The Vermonter was never at a loss either for a word or a blow.--"In the
name of the great Jehovah, and the Continental Congress!" and presenting
the point of his sword, he cut short further parley and received the
surrender. Fifty prisoners, with guns and stores, went with the fortress,
for which the British had sacrificed forty million dollars and several
campaigns; and not a drop of American blood was spilled. Ethan Allen is a
picturesque character, and the capture of Ticonderoga is one of the
picturesque episodes of the Revolutionary War, and a valuable exploit from
the military point of view; but it lacks inevitably the moral weight and
dignity of the Concord fight. Indeed, the significance of the entire
struggle between Britain and her colonies was summed up and typified in
that initial act of unsupported courage. What followed was but a corollary
and expansion of it.
On the same day that Allen overcame Delaplace, the second Congress met in
Philadelphia. It was a very conservative body, anxious that the war might
proceed no further, and hopeful that England might recognize the justice
of America's wish to be free while retaining the name of subjects of the
king. But affairs had now got beyond the control of congresses; the people
themselves were in command, and the legislature could do little more than
ascertain and register their will. The present Congress, indeed, had no
legislative powers, nor legal status of any kind; it was but the sober
mind of the several colonies thinking over the situation, and offering
advice here, warning there.

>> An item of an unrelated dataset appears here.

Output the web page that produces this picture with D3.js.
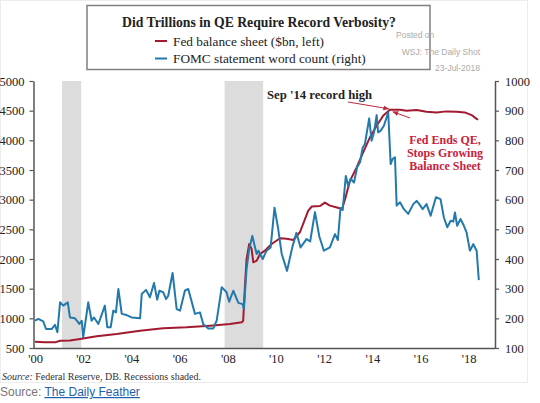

It could not dispose of means to execute its
ideas, while yet it would be open to as much criticism as if it possessed
active powers. Naturally, therefore, its tendency was to be timid and
circumspect. It is memorable nevertheless for at least two resolutions of
high importance; it voted an army of twenty thousand men, and it named
George Washington as commander-in-chief. And when he declined to
countenance the proffered petition to King George, the ultimate prospect
of reconciliation with England vanished.